The annual operational goal for the product management team is to improve speed-to-market by beating competitor A to the market. What activity-based measurements must the team leader assign to each product manager to ensure this goal is achieved by the end of the year?
- Conduct Strength, Weakness, Opportunity and Threat (SWOT) analysis against Competitor A
- Complete customer impact assessment of Competitor A’s products vs. ours
- On-site customer visits to validate Competitor A’s perceived product gaps
- Complete Market Requirements Document (MRD) with Competitor A as key theme
- Deliver 100% of something ahead of Competitor A
One caution to the team leader: Make sure the sum of these activities is greater than or equal to one or more of the team goals. This linking can provide the ability to benchmark and propose metrics that have predictive value.
The key to success with this approach is to continuously review data and trends to ensure the measurement remains relevant.
Best Practice Measurements
Most product management leaders would benefit from the ability to rigorously assess existing projects and new opportunities, identifying potential risks. This approach would guide investment and allow VP’s and directors to evaluate outcomes and reinvest to maximize contribution.
The enhanced visibility would enable product management leaders to defend resource allocation with measurements tightly linked to the company’s income statement.
As a leader of a product management team, what should you measure?
Initially two things: product performance and product management effectiveness.
These are different but equally critical dimensions of the product management process. Team leaders must monitor people, processes and market success for the product life cycle.
To be successful, all three must be continually assessed.
1. Must be relevant
The most important outcome from product management is financial results, but product management leaders must translate the financial results into performance drivers that lead to the income statement outcome. Until a clear linkage between actions and outcomes is established, the measurements are theoretical.
When setting targets for individual product managers, there are best practices to follow.
Look for connections between operational and activity-based measurements that may not seem obvious initially. Question your current assumptions about the business and what drives product performance.
2. Require transparency
Initiating a performance measurement program is a commitment to changing how a team operates. The most significant change is a commitment to complete transparency.
In some companies, product management has accountability for the operational goals, which are translated into product-specific objectives and measurements. The product management leaders must defend key measurements and performance at the product line level.
3. Must impact financial results
In a down economy, CEOs are pressured to emphasize near-term results and near-term execution that impact the income statement. Product management leaders must be aware of potential shifting priorities, and if your key measurements are trending poorly, early intervention is critical.
The team leader using this measurement system must have a dashboard view of products, projects, processes and people. This is the only way to focus on what matters most and to refine key measurements continuously. It also allows the team leader to take action based on insights gained or emerging trends.
However, the proper use of measurements must go beyond driving short-term financial results. The real potential is in changing how product management thinks about its role and value to the organization.
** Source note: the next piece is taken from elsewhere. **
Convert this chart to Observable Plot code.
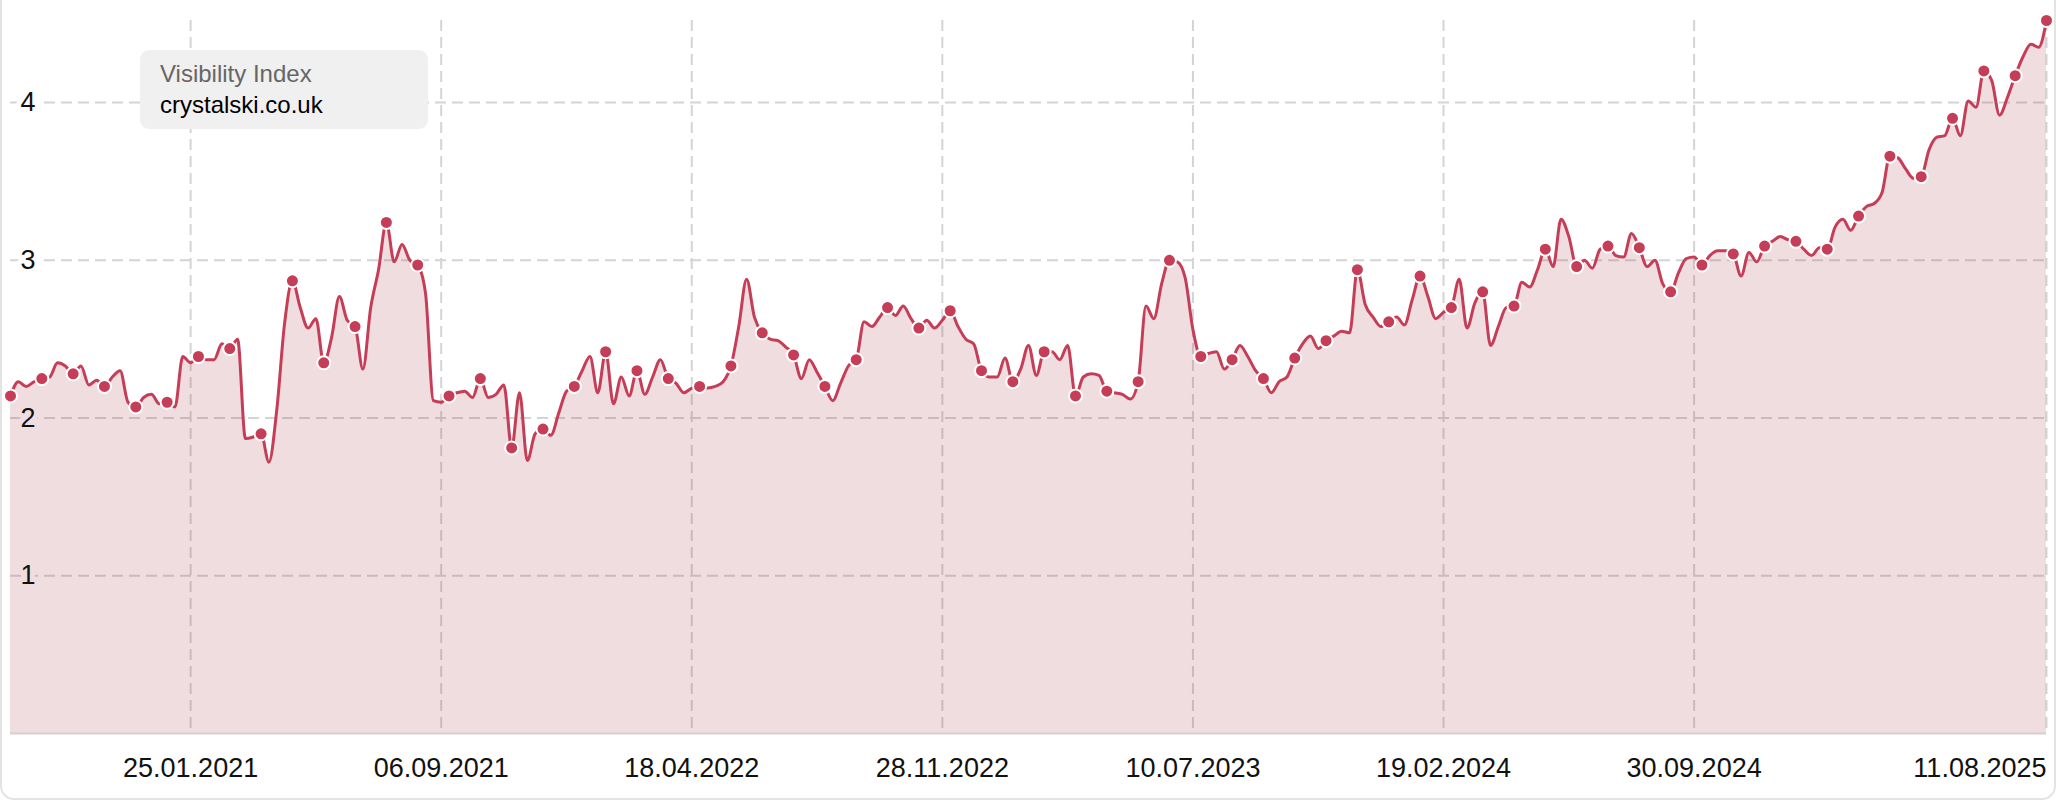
<!DOCTYPE html>
<html>
<head>
<meta charset="utf-8">
<script src="https://cdn.jsdelivr.net/npm/d3@7"></script>
<script src="https://cdn.jsdelivr.net/npm/@observablehq/plot@0.6"></script>
<style>
  html, body { margin: 0; padding: 0; background: #fff; overflow: hidden; }
  #wrap { position: relative; width: 2056px; height: 800px; font-family: "Liberation Sans", Arial, Helvetica, sans-serif; }
  #card { position: absolute; left: 0; top: 0; width: 2056px; height: 800px; box-sizing: border-box;
          border: 2px solid #e3e3e3; border-top: none; border-radius: 0 0 14px 14px; pointer-events: none; }
  #legend { position: absolute; left: 140px; top: 50px; width: 288px; height: 79px; background: #f0f0f0;
            border-radius: 9px; box-sizing: border-box; padding: 8px 0 0 20px; font-size: 24px; line-height: 31px; }
  #legend .t { color: #666; }
  #legend .d { color: #000; }
</style>
</head>
<body>
<div id="wrap">
  <div id="chart"></div>
  <div id="legend"><div class="t">Visibility Index</div><div class="d">crystalski.co.uk</div></div>
  <div id="card"></div>
</div>
<script>
// Weekly Visibility Index, first week starting 17.08.2020
const startDate = "2020-08-17";
const values = [
  2.14, 2.23, 2.20, 2.23, 2.25, 2.26, 2.35, 2.33, 2.28, 2.33,
  2.21, 2.24, 2.20, 2.26, 2.30, 2.10, 2.07, 2.13, 2.15, 2.09,
  2.10, 2.07, 2.39, 2.35, 2.39, 2.37, 2.37, 2.47, 2.44, 2.50,
  1.87, 1.88, 1.90, 1.72, 2.05, 2.60, 2.87, 2.70, 2.57, 2.63,
  2.35, 2.51, 2.77, 2.62, 2.58, 2.31, 2.70, 2.94, 3.24, 2.99,
  3.10, 3.00, 2.97, 2.79, 2.11, 2.10, 2.14, 2.16, 2.17, 2.13,
  2.25, 2.13, 2.15, 2.21, 1.81, 2.16, 1.73, 1.90, 1.93, 1.89,
  2.03, 2.17, 2.20, 2.30, 2.39, 2.16, 2.42, 2.09, 2.26, 2.14,
  2.30, 2.15, 2.26, 2.37, 2.25, 2.22, 2.16, 2.19, 2.20, 2.19,
  2.20, 2.23, 2.33, 2.58, 2.88, 2.64, 2.54, 2.50, 2.49, 2.45,
  2.40, 2.25, 2.37, 2.29, 2.20, 2.11, 2.22, 2.33, 2.37, 2.61,
  2.58, 2.64, 2.70, 2.65, 2.71, 2.63, 2.57, 2.62, 2.57, 2.62,
  2.68, 2.58, 2.50, 2.47, 2.30, 2.26, 2.26, 2.38, 2.23, 2.31,
  2.46, 2.27, 2.42, 2.42, 2.37, 2.46, 2.14, 2.26, 2.28, 2.27,
  2.17, 2.16, 2.15, 2.12, 2.23, 2.71, 2.63, 2.85, 3.00, 2.99,
  2.89, 2.56, 2.39, 2.41, 2.42, 2.31, 2.37, 2.46, 2.39, 2.30,
  2.25, 2.16, 2.23, 2.26, 2.38, 2.47, 2.52, 2.44, 2.49, 2.52,
  2.55, 2.54, 2.94, 2.72, 2.64, 2.58, 2.61, 2.64, 2.59, 2.75,
  2.90, 2.77, 2.63, 2.67, 2.70, 2.88, 2.57, 2.73, 2.80, 2.46,
  2.58, 2.70, 2.71, 2.86, 2.83, 2.94, 3.07, 2.96, 3.26, 3.15,
  2.96, 3.00, 2.95, 3.07, 3.09, 3.03, 3.02, 3.17, 3.08, 2.96,
  3.00, 2.85, 2.80, 2.92, 3.01, 3.02, 2.97, 3.03, 3.06, 3.06,
  3.04, 2.90, 3.05, 2.99, 3.09, 3.12, 3.15, 3.13, 3.12, 3.07,
  3.03, 3.08, 3.07, 3.21, 3.26, 3.19, 3.28, 3.34, 3.36, 3.43,
  3.66, 3.65, 3.58, 3.52, 3.53, 3.70, 3.78, 3.79, 3.90, 3.79,
  4.01, 3.97, 4.20, 4.14, 3.92, 4.03, 4.17, 4.29, 4.37, 4.35,
  4.52
];
const xTickLabels = ["25.01.2021", "06.09.2021", "18.04.2022", "28.11.2022", "10.07.2023", "19.02.2024", "30.09.2024", "11.08.2025"];
const yTicks = [1, 2, 3, 4];
const seriesName = "crystalski.co.uk";

const lineColor = "#c53d56";
const font = '"Liberation Sans", Arial, Helvetica, sans-serif';

const t0 = d3.utcParse("%Y-%m-%d")(startDate);
const data = values.map((v, i) => ({date: d3.utcWeek.offset(t0, i), value: v}));
const markers = data.filter((d, i) => i % 4 === 0);
const parseTick = d3.utcParse("%d.%m.%Y");
const ticks = xTickLabels.map(s => ({date: parseTick(s), label: s}));
const yMax = d3.max(values);

const chart = Plot.plot({
  width: 2056,
  height: 800,
  marginLeft: 10,
  marginRight: 10,
  marginTop: 20,
  marginBottom: 67,
  style: {fontFamily: font, fontSize: "27px", background: "white", overflow: "visible"},
  x: {type: "utc", domain: [data[0].date, data[data.length - 1].date], axis: null},
  y: {domain: [0, yMax], axis: null},
  marks: [
    Plot.gridX(ticks.map(d => d.date), {stroke: "#d4d4d4", strokeOpacity: 1, strokeWidth: 2, strokeDasharray: "11,6"}),
    Plot.gridY(yTicks, {stroke: "#d4d4d4", strokeOpacity: 1, strokeWidth: 2, strokeDasharray: "11,6"}),
    Plot.areaY(data, {x: "date", y: "value", curve: "monotone-x", fill: "rgb(172,66,83)", fillOpacity: 0.18}),
    Plot.ruleY([0], {stroke: "#d8cdd0", strokeWidth: 2}),
    Plot.lineY(data, {x: "date", y: "value", curve: "monotone-x", stroke: lineColor, strokeWidth: 3}),
    Plot.dot(markers, {x: "date", y: "value", r: 6.5, fill: lineColor, stroke: "white", strokeWidth: 2}),
    Plot.text(yTicks.filter(t => t < values[0]), {y: d => d, text: d => String(d), frameAnchor: "left", dx: 10, textAnchor: "start",
      fill: "#111", stroke: "#f0dde0", strokeWidth: 10, paintOrder: "stroke", fontSize: 27}),
    Plot.text(yTicks.filter(t => t >= values[0]), {y: d => d, text: d => String(d), frameAnchor: "left", dx: 10, textAnchor: "start",
      fill: "#111", stroke: "white", strokeWidth: 10, paintOrder: "stroke", fontSize: 27}),
    Plot.text(ticks.slice(0, -1), {x: "date", text: "label", frameAnchor: "bottom", lineAnchor: "top", dy: 24, fill: "#111", fontSize: 27}),
    Plot.text(ticks.slice(-1), {x: "date", text: "label", frameAnchor: "bottom", lineAnchor: "top", dy: 24, textAnchor: "end", fill: "#111", fontSize: 27})
  ]
});
document.getElementById("chart").appendChild(chart);
</script>
</body>
</html>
Ultimate Goal of Measurement
The long-term benefit of Product Management becoming measurement-driven is a higher team performance, improved predictability and increased credibility. The ultimate benefit is developing the ability to create outstanding products and market breakthroughs reliably.
This “holy grail” of product management performance is doable, but often many cultural and process gaps must be addressed first. An organization fosters a measurement-driven culture by reinforcing other aspects of the process, such as tightly coupling rewards, recognition, compensation and promotions operational results. Does yours?